Environmental exposure to active pharmaceutical ingredients (APIs) can have negative effects on the health of ecosystems and humans. While numerous studies have monitored APIs in rivers, these employ different analytical methods, measure different APIs, and have ignored many of the countries of the world. This makes it difficult to quantify the scale of the problem from a global perspective. Furthermore, comparison of the existing data, generated for different studies/regions/continents, is challenging due to the vast differences between the analytical methodologies employed. Here, we present a global-scale study of API pollution in 258 of the world's rivers, representing the environmental influence of 471.4 million people across 137 geographic regions.

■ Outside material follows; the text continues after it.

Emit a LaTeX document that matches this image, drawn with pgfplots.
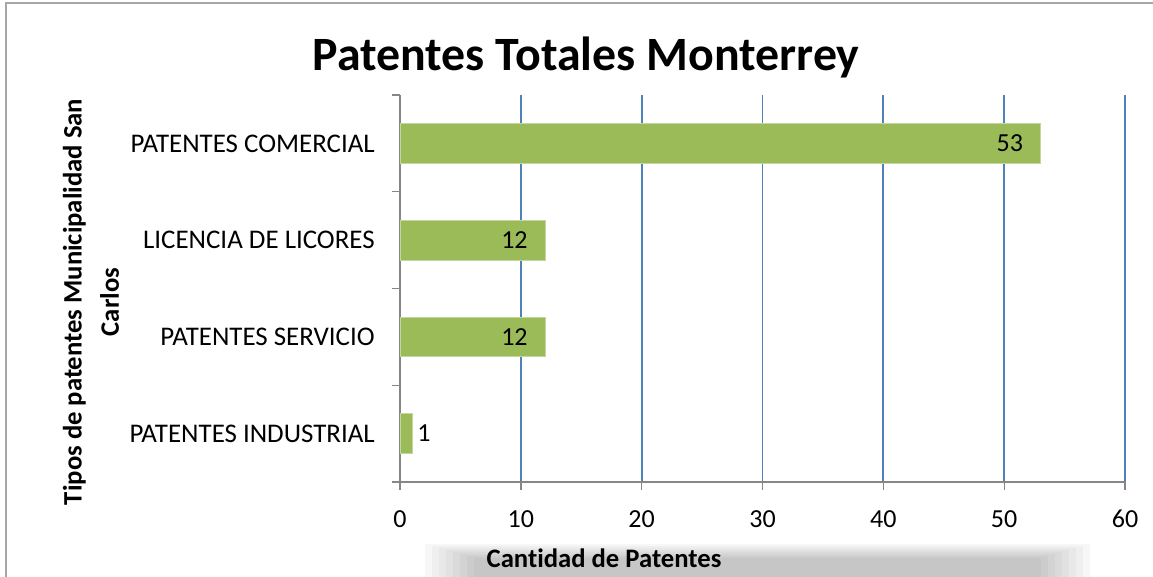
\documentclass[border=0pt]{standalone}
\usepackage{pgfplots}
\pgfplotsset{compat=1.18}
\usepackage{fontspec}
\setmainfont{Carlito}[Ligatures=NoCommon]
\definecolor{bargreen}{HTML}{9BBB59}
\definecolor{gridblue}{HTML}{4F81BD}
\definecolor{axgrey}{HTML}{868686}
\begin{document}
\begin{tikzpicture}[x=0.75pt,y=0.75pt]
\path[use as bounding box] (0,0) rectangle (1153,577);
% frame
\draw[gray!70, line width=1.5pt] (6,-5) -- (6,573.5) -- (1160,573.5);
% shadow behind x label
\foreach \i in {0,...,7}{
  \fill[black, opacity=0.03] (425+\i*7, -5) rectangle (1090-\i*7, 33-\i*2);
}
% title
\node[font=\fontsize{35.9}{42}\selectfont\bfseries] at (586,520) {Patentes Totales Monterrey};
% y label
\node[rotate=90, align=center, font=\fontsize{20}{28}\selectfont\bfseries] at (91,275) {Tipos de patentes Municipalidad San\\Carlos};
% x label
\node[font=\fontsize{20}{24}\selectfont\bfseries] at (604,19) {Cantidad de Patentes};
\begin{axis}[
  at={(300pt,71.25pt)}, anchor=south west,
  scale only axis, width=543.75pt, height=290.25pt,
  xmin=0, xmax=60, ymin=-0.5, ymax=3.5,
  axis x line*=bottom, axis y line*=left,
  axis line style={axgrey, line width=1pt, -},
  xtick={0,10,...,60},
  xmajorgrids, grid style={gridblue, line width=1.3pt},
  tick align=outside, major tick length=6pt,
  tick style={axgrey, line width=1pt},
  ytick={-0.5,0.5,1.5,2.5,3.5},
  yticklabels={},
  extra y ticks={0,1,2,3},
  extra y tick labels={PATENTES INDUSTRIAL, PATENTES SERVICIO, LICENCIA DE LICORES, PATENTES COMERCIAL},
  extra y tick style={major tick length=0pt, yticklabel style={inner sep=0pt, xshift=-18.75pt, font=\fontsize{20.2}{24}\selectfont}},
  /pgf/number format/assume math mode=true,
  every tick label/.append style={font=\fontsize{19.5}{22}\selectfont, text=black},
  xticklabel style={inner sep=0pt, yshift=-15pt},
]
\addplot[xbar, bar width=0.41, fill=bargreen, draw=bargreen!60!white, line width=0.5pt,
  nodes near coords,
  every node near coord/.append style={anchor=east, inner sep=0pt, xshift=-12.75pt, font=\fontsize{19.5}{22}\selectfont, text=black}]
  coordinates {(53,3) (12,2) (12,1)};
\addplot[xbar, bar width=0.41, fill=bargreen, draw=bargreen!60!white, line width=0.5pt,
  nodes near coords,
  every node near coord/.append style={anchor=west, inner sep=0pt, xshift=3.75pt, font=\fontsize{19.5}{22}\selectfont, text=black}]
  coordinates {(1,0)};
\end{axis}
\end{tikzpicture}
\end{document}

Samples were obtained from 1,052 locations in 104 countries (representing all continents and 36 countries not previously studied for API contamination) and analyzed for 61 APIs. Highest cumulative API concentrations were observed in sub-Saharan Africa, south Asia, and South America. The most contaminated sites were in low- to middle-income countries and were associated with areas with poor wastewater and waste management infrastructure and pharmaceutical manufacturing. The most frequently detected APIs were carbamazepine, metformin, and caffeine (a compound also arising from lifestyle use), which were detected at over half of the sites monitored. Concentrations of at least one API at 25.7% of the sampling sites were greater than concentrations considered safe for aquatic organisms, or which are of concern in terms of selection for antimicrobial resistance. Therefore, pharmaceutical pollution poses a global threat to environmental and human health, as well as to delivery of the United Nations Sustainable Development Goals.